Students from Harvard, Cal Poly, Tulane, American University and other campuses told commissioners they have experienced harassment, vandalism, intimidation and a chilling effect on campus life since October 2023.
Tova Kaplan, a Harvard senior, said she and other Jewish students were “instrumentalized” when sweeping federal actions were framed as protecting students but executed without substantial student outreach. "Using Jewish students as a pretext to gut federal support for universities ... makes us feel instrumentalized," she testified.
Sarah Silverman (Harvard), who described a hate crime on her first day on campus, recounted that her mezuzah was torn from her door and later found wedged in a wall. "Seeing it gone wasn't just unsettling, it was absolutely terrifying," she told the commission.

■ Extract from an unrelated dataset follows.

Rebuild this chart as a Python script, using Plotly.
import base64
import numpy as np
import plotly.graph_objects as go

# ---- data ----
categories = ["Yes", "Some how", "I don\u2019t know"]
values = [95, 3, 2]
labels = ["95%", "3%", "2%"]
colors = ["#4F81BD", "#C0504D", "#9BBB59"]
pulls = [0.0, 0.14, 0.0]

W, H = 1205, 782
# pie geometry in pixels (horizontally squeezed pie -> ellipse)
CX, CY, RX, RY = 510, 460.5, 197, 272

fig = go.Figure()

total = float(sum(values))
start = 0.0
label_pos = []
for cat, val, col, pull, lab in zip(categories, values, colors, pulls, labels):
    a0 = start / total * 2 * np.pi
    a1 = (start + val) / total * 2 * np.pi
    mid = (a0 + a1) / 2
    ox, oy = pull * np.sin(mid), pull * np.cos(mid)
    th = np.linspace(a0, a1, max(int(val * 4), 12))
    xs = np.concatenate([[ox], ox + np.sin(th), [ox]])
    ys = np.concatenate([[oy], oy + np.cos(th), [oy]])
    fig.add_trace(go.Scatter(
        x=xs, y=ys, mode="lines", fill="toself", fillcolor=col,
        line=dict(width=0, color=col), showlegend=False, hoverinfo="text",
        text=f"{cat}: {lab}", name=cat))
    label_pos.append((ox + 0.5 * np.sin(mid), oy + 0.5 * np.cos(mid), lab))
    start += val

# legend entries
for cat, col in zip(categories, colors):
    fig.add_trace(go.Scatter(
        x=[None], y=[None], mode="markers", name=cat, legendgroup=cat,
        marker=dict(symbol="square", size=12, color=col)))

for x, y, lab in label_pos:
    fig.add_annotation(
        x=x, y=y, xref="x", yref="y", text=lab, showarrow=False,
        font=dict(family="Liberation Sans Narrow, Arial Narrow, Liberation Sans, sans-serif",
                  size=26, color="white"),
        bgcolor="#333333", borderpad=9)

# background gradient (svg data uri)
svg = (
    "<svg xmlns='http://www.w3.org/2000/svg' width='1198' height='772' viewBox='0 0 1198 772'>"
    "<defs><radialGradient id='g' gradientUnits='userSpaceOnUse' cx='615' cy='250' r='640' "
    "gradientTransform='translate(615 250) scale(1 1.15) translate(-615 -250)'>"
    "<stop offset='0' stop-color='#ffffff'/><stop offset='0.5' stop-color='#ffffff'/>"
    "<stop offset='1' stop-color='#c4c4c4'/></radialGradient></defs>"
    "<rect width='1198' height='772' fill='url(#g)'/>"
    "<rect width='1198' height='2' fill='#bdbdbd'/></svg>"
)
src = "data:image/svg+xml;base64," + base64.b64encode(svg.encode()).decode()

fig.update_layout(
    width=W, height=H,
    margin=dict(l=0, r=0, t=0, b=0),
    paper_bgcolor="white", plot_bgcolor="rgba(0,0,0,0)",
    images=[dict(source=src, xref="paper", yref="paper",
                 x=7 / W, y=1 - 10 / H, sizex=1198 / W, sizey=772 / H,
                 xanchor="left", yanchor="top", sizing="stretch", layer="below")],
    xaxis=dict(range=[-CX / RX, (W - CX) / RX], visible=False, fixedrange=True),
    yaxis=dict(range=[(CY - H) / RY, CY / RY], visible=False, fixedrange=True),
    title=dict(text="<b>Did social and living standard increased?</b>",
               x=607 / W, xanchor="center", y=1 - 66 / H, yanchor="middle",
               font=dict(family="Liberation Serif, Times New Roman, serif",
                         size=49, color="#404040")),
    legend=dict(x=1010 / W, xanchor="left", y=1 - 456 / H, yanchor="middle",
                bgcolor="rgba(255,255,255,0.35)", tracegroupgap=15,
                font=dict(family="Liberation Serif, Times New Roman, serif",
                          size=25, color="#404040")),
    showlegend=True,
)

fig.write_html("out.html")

Other student witnesses described large, masked demonstrations with chants that they said targeted Jewish students and Jewish spaces, professors who used exclusionary language, and campuses where research funding and international‑student visas were threatened by federal actions. Several students said administrators’ responses were sometimes slow or inadequate; others said federal pressure had real consequences for students relying on research funding and visas.
Students and some campus witnesses urged the commission to ensure federal remedies protect actual victims and recommended increasing OCR capacity, designating Title VI coordinators on campuses, better reporting systems, and sustained monitoring of resolution agreements.
Why this matters: Student testimony provided concrete examples of harassment and detailed how enforcement tactics and funding disruptions affected campus safety, academic life and student well‑being. Commissioners said they will include student perspectives in the commission’s fact‑finding record.